* Begin Data block *

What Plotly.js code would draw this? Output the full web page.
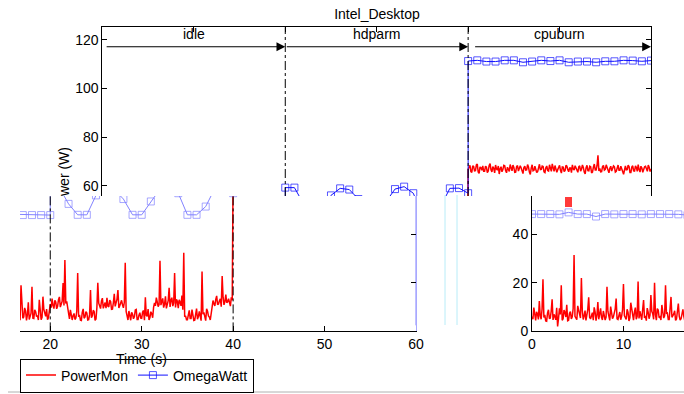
<!DOCTYPE html>
<html>
<head>
<meta charset="utf-8">
<script src="https://cdn.plot.ly/plotly-3.0.1.min.js"></script>
<style>html,body{margin:0;padding:0;background:#fff;}#chart{width:684px;height:394px;}</style>
</head>
<body>
<div id="chart"></div>
<script>
// ---------------- DATA ----------------
// Phase labels and boundaries (s)
const phaseNames = ['idle', 'hdparm', 'cpuburn'];
const phaseStart = [0, 20, 40];
const phaseEnd = [20, 40, 60];

// PowerMon samples (W), one every 0.1 s from t = 0 to t = 60
const pmStep = 0.1;
const pmPower = [
  // idle 0 - 19.9 s
  6.1,5.0, 9.8,7.3, 4.5,8.1, 7.2,4.9, 12.5,6.4, 5.0,9.2, 21.5,5.7, 6.8,4.3, 4.2,7.6, 8.9,5.2,
  5.5,8.4, 13.2,4.7, 7.0,6.1, 4.8,9.7, 2.0,5.3, 9.5,7.0, 19.0,4.6, 5.2,8.8, 7.8,5.9, 11.0,4.4,
  4.6,7.5, 8.2,5.1, 6.0,9.4, 31.5,6.2, 5.4,4.8, 10.5,7.9, 7.1,5.5, 22.0,8.5, 4.9,6.3, 8.6,4.5,
  6.3,9.1, 14.0,5.8, 5.1,7.3, 7.7,4.6, 9.9,8.0, 4.4,6.6, 12.1,5.0, 6.6,9.5, 5.8,4.7, 8.4,7.1,
  4.7,5.9, 18.4,8.2, 6.9,4.5, 10.2,7.7, 5.3,6.0, 7.5,9.3, 13.5,5.2, 4.9,7.4, 8.0,4.8, 6.2,8.9,
  19.5,6.5, 5.6,4.9, 9.1,7.8, 4.3,5.6, 11.8,8.6, 6.7,4.6, 7.9,9.8, 5.0,6.2, 20.5,5.3, 8.3,7.0,
  4.8,9.0, 12.9,5.5, 6.4,4.4, 9.6,7.9, 5.2,6.7, 15.0,8.3, 7.3,5.0, 20.0,6.9, 4.6,9.4, 8.8,5.7,
  6.0,4.7, 10.9,8.1, 5.5,6.4, 19.0,7.5, 7.6,4.9, 4.9,9.6, 14.2,5.8, 6.3,7.2, 8.5,4.5, 5.1,8.7,
  11.5,6.3, 4.7,5.2, 7.9,9.1, 6.2,4.6, 19.0,7.7, 5.4,5.9, 9.7,8.4, 4.5,6.8, 12.0,4.9, 6.8,7.5,
  18.4,5.4, 5.3,8.9, 8.1,6.1, 6.5,4.7, 13.0,7.3, 4.8,5.8, 14.3,9.0, 7.0,6.2, 9.2,4.8, 5.6,8.0,
  // hdparm 20 - 39.9 s
  11.2,9.8, 13.5,10.6, 9.4,12.8, 12.1,9.3, 10.3,13.1, 14.2,10.0, 11.0,12.4, 19.9,10.7, 29.4,11.5, 12.4,9.9,
  6.2,5.1, 8.9,7.0, 4.7,6.5, 7.4,4.9, 5.5,8.3, 24.0,6.0, 6.8,4.6, 4.5,7.8, 9.3,5.4, 5.9,8.1,
  7.6,4.7, 4.8,6.9, 17.0,5.6, 6.4,8.7, 8.2,4.5, 5.1,9.9, 20.0,11.6, 10.8,9.4, 12.6,13.7, 9.5,11.3,
  11.9,9.6, 13.8,10.4, 10.1,12.9, 12.3,9.1, 9.2,11.8, 15.5,10.3, 11.4,13.3, 17.0,9.7, 10.6,12.2, 12.8,10.9,
  9.7,12.0, 28.3,8.2, 5.8,4.7, 8.4,6.3, 4.6,7.9, 7.1,5.2, 6.0,8.8, 9.0,4.9, 4.9,6.7, 7.7,5.5,
  5.4,8.0, 8.6,4.6, 14.0,6.6, 6.2,9.2, 4.7,5.7, 8.1,7.3, 5.6,9.9, 11.7,10.5, 13.9,12.1, 10.2,11.0,
  29.1,10.8, 12.5,13.6, 9.8,11.2, 14.4,9.5, 11.1,12.7, 18.0,10.1, 12.9,13.9, 10.4,11.7, 24.0,9.9, 13.2,12.4,
  9.6,13.0, 12.0,10.5, 14.8,8.9, 32.4,6.0, 6.4,4.8, 4.8,7.6, 8.7,5.3, 5.3,9.0, 7.2,4.5, 4.6,6.8,
  9.4,5.0, 6.1,8.2, 5.0,4.4, 24.7,7.1, 7.8,5.8, 4.4,9.3, 8.3,6.4, 5.9,4.7, 6.9,10.6, 12.7,11.4,
  10.5,13.2, 14.6,11.0, 11.3,12.6, 13.4,10.2, 22.8,14.1, 10.9,12.3, 15.2,11.8, 12.2,13.5, 11.6,10.4, 14.0,12.8,
  // cpuburn 40 - 60 s
  66.8,67.9, 68.4,65.8, 65.5,68.2, 67.9,66.1, 66.2,68.6, 68.9,65.6, 65.1,67.7, 67.4,66.3, 68.1,65.9, 65.9,68.0,
  67.6,65.4, 66.0,68.3, 69.1,66.5, 65.7,67.8, 67.2,65.3, 68.5,66.9, 66.4,68.1, 64.8,67.0, 67.8,65.7, 66.6,68.4,
  68.2,66.2, 65.3,67.6, 67.0,65.9, 68.7,66.7, 66.1,68.5, 67.5,65.5, 65.6,67.9, 68.3,66.0, 66.9,68.2, 67.3,65.8,
  65.0,67.5, 68.0,66.4, 66.5,68.7, 67.7,65.6, 64.6,67.2, 68.6,66.1, 66.3,68.0, 67.1,65.4, 65.8,67.8, 68.8,66.6,
  66.7,68.1, 67.9,65.7, 65.4,67.4, 68.1,66.2, 66.0,68.6, 67.4,65.9, 69.0,66.8, 65.9,68.3, 67.2,65.5, 66.6,67.9,
  68.4,66.3, 65.2,67.7, 67.6,65.8, 66.2,68.4, 68.0,66.6, 65.7,67.3, 67.3,65.4, 68.6,66.9, 66.4,68.2, 67.0,65.7,
  65.5,67.8, 68.2,66.0, 66.8,68.5, 67.5,65.6, 64.9,67.4, 68.4,66.2, 66.1,68.0, 67.8,65.3, 65.6,67.6, 68.9,66.5,
  66.5,68.3, 72.5,66.1, 67.1,65.7, 65.8,67.9, 68.3,66.4, 66.7,68.6, 67.4,65.5, 65.3,67.2, 68.0,66.0, 66.9,68.1,
  67.7,65.6, 65.9,67.5, 68.5,66.3, 66.3,68.0, 67.2,65.8, 64.7,67.3, 68.1,66.5, 66.6,68.4, 67.9,65.4, 65.4,67.7,
  68.2,66.1, 66.0,68.2, 67.5,65.9, 68.7,66.6, 65.6,68.0, 67.3,65.5, 66.8,67.8, 68.0,66.2, 65.9,68.5, 67.6,65.8, 66.9
];
const pmTime = pmPower.map((_, i) => +(i * pmStep).toFixed(1));

// OmegaWatt samples (W), 1 Hz per phase (each phase restarts at its boundary); last = final drop
const owTime = [
  0, 1, 2, 3, 4, 5, 6, 7, 8, 9, 10, 11, 12, 13, 14, 15, 16, 17, 18, 19, 20,
  20, 21, 22, 23, 24, 25, 26, 27, 28, 29, 30, 31, 32, 33, 34, 35, 36, 37, 38, 39, 40,
  40, 41, 42, 43, 44, 45, 46, 47, 48, 49, 50, 51, 52, 53, 54, 55, 56, 57, 58, 59, 60,
  60
];
const owPower = [
  48.3, 48.3, 48.3, 48.2, 49.0, 48.3, 48.3, 47.3, 48.3, 48.2, 48.3, 48.3, 48.2, 48.3, 48.3, 48.3, 48.2, 47.9, 47.9, 47.9, 47.9,
  59.2, 59.2, 52.5, 48.0, 48.0, 56.0, 58.9, 58.4, 54.5, 48.0, 48.0, 53.5, 58.6, 59.6, 56.9, 48.0, 48.0, 51.4, 58.9, 59.0, 56.9,
  111.3, 111.6, 111.1, 111.1, 111.6, 111.6, 110.8, 111.1, 111.6, 111.3, 111.6, 110.8, 111.1, 111.1, 110.8, 111.2, 111.2, 111.6, 111.5, 111.2, 111.5,
  2.5
];
const owMarkerSize = owPower.map((_, i) => (i === owPower.length - 1 ? 0 : 7));

// Axis ticks
const topYTicks = [60, 80, 100, 120];
const timeTicks = [0, 10, 20, 30, 40, 50, 60];
const lowYTicks = [0, 20, 40];

// ---------------- FIGURE ----------------
const W = 684, H = 394;
const px = v => v / W;            // horizontal pixel -> paper
const py = v => 1 - v / H;        // vertical pixel -> paper

const RED = '#ff0000';
const BLUE = '#1010ff';
const LIGHTBLUE = '#8282ff';

function pm(xa, ya, show) {
  return {x: pmTime, y: pmPower, xaxis: xa, yaxis: ya, type: 'scatter', mode: 'lines',
    name: 'PowerMon', showlegend: show, line: {color: RED, width: 1.5}, hoverinfo: 'skip'};
}
function ow(xa, ya, show, col, withDrop) {
  const n = withDrop ? owTime.length : owTime.length - 1;
  return {x: owTime.slice(0, n), y: owPower.slice(0, n), xaxis: xa, yaxis: ya, type: 'scatter',
    mode: 'lines+markers', name: 'OmegaWatt', showlegend: show, line: {color: col, width: 1},
    marker: {symbol: 'square-open', size: owMarkerSize.slice(0, n), color: col, line: {width: 1, color: col}},
    hoverinfo: 'skip'};
}

const traces = [
  pm('x', 'y', true), ow('x', 'y', true, BLUE, false),
  pm('x2', 'y2', false), ow('x2', 'y2', false, LIGHTBLUE, true),
  pm('x3', 'y3', false), ow('x3', 'y3', false, LIGHTBLUE, false)
];

const axBase = {showgrid: false, zeroline: false, showline: true, linecolor: '#000', linewidth: 1,
  ticks: 'inside', ticklen: 5, tickcolor: '#000', tickfont: {size: 14, color: '#000'}, fixedrange: true};

const lowTop = 196, lowBottom = 331.4;

const layout = {
  width: W, height: H,
  margin: {l: 0, r: 0, t: 0, b: 0, pad: 0, autoexpand: false},
  paper_bgcolor: '#fff', plot_bgcolor: 'rgba(0,0,0,0)',
  font: {family: 'Liberation Sans, Arial, sans-serif', size: 14, color: '#000'},
  title: {text: 'Intel_Desktop', x: px(377), y: py(14), xanchor: 'center', yanchor: 'middle',
    xref: 'paper', yref: 'paper', font: {size: 14, color: '#000'}},
  // top (upper part of original)
  xaxis: Object.assign({}, axBase, {domain: [px(102.4), px(651)], range: [0, 60], side: 'top',
    anchor: 'y', tickvals: timeTicks, showticklabels: false}),
  yaxis: Object.assign({}, axBase, {domain: [py(lowTop), py(27.3)], range: [55.75, 125.2],
    anchor: 'x', tickvals: topYTicks, mirror: 'ticks'}),
  // lower middle (shifted)
  xaxis2: Object.assign({}, axBase, {domain: [px(20), px(416)], range: [16.69, 60], anchor: 'y2',
    tickvals: timeTicks}),
  yaxis2: Object.assign({}, axBase, {domain: [py(lowBottom), py(lowTop)], range: [0, 55.75], anchor: 'x2',
    side: 'right', tickvals: [20, 40], showticklabels: false, linecolor: '#a8a8ff'}),
  // lower right (wrapped)
  xaxis3: Object.assign({}, axBase, {domain: [px(532), 1], range: [0, 16.62], anchor: 'y3',
    tickvals: timeTicks}),
  yaxis3: Object.assign({}, axBase, {domain: [py(lowBottom), py(lowTop)], range: [0, 55.75], anchor: 'x3',
    tickvals: lowYTicks}),
  showlegend: true,
  legend: {orientation: 'h', x: px(20), y: py(392.5), xanchor: 'left', yanchor: 'bottom',
    bordercolor: '#000', borderwidth: 1, bgcolor: '#fff', font: {size: 14, color: '#000'},
    itemwidth: 30, tracegroupgap: 0},
  shapes: [],
  annotations: []
};

// phase boundaries (dash-dot) in the top and lower-middle panels
[phaseStart[1], phaseStart[2]].forEach(t => {
  layout.shapes.push({type: 'line', xref: 'x', yref: 'y domain', x0: t, x1: t, y0: 0, y1: 1,
    line: {color: '#000', width: 1, dash: 'dashdot'}});
  layout.shapes.push({type: 'line', xref: 'x2', yref: 'y2 domain', x0: t, x1: t, y0: 0, y1: 1,
    line: {color: '#000', width: 1, dash: 'dashdot'}});
});
// decorative artefacts of the reference
layout.shapes.push({type: 'line', xref: 'paper', yref: 'paper', x0: px(8), x1: 1, y0: py(392), y1: py(392),
  line: {color: '#b0b0b0', width: 1}});
layout.shapes.push({type: 'line', xref: 'paper', yref: 'paper', x0: px(445), x1: px(445), y0: py(195), y1: py(325),
  line: {color: '#b8ecf8', width: 1}});
layout.shapes.push({type: 'line', xref: 'paper', yref: 'paper', x0: px(457), x1: px(457), y0: py(195), y1: py(325),
  line: {color: '#b8ecf8', width: 1}});
layout.shapes.push({type: 'rect', xref: 'paper', yref: 'paper', x0: px(565), x1: px(572), y0: py(207), y1: py(197),
  fillcolor: '#ff3a3a', line: {width: 0}});

// phase labels and arrows
const arrowY = 117.2, labelY = 122.3;
const arrowFrom = [0.3, 20, 40.6];
phaseNames.forEach((n, i) => {
  layout.annotations.push({xref: 'x', yref: 'y', x: (phaseStart[i] + phaseEnd[i]) / 2, y: labelY,
    text: n, showarrow: false, xanchor: 'center', yanchor: 'middle', font: {size: 14}});
  layout.annotations.push({xref: 'x', yref: 'y', x: phaseEnd[i], y: arrowY, axref: 'x', ayref: 'y',
    ax: arrowFrom[i], ay: arrowY, text: '', showarrow: true, arrowhead: 2, arrowsize: 1.6,
    arrowwidth: 1.1, arrowcolor: '#000', standoff: 0, startstandoff: 0});
});
// axis titles (fragments as visible in the reference)
layout.annotations.push({xref: 'paper', yref: 'paper', x: px(64), y: py(172), text: 'wer (W)',
  textangle: -90, showarrow: false, xanchor: 'center', yanchor: 'middle', font: {size: 14}});
layout.annotations.push({xref: 'x2', yref: 'paper', x: 30, y: py(359), text: 'Time (s)',
  showarrow: false, xanchor: 'center', yanchor: 'middle', font: {size: 14}});

Plotly.newPlot('chart', traces, layout, {staticPlot: true, displayModeBar: false});
</script>
</body>
</html>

* End Data block *

Instruction: Give back exactly the lines from the first line of the data through the line with "const phaseEnd = [20, 40, 60];", pictures excluded.

Finished answer:
What Plotly.js code would draw this? Output the full web page.
<!DOCTYPE html>
<html>
<head>
<meta charset="utf-8">
<script src="https://cdn.plot.ly/plotly-3.0.1.min.js"></script>
<style>html,body{margin:0;padding:0;background:#fff;}#chart{width:684px;height:394px;}</style>
</head>
<body>
<div id="chart"></div>
<script>
// ---------------- DATA ----------------
// Phase labels and boundaries (s)
const phaseNames = ['idle', 'hdparm', 'cpuburn'];
const phaseStart = [0, 20, 40];
const phaseEnd = [20, 40, 60];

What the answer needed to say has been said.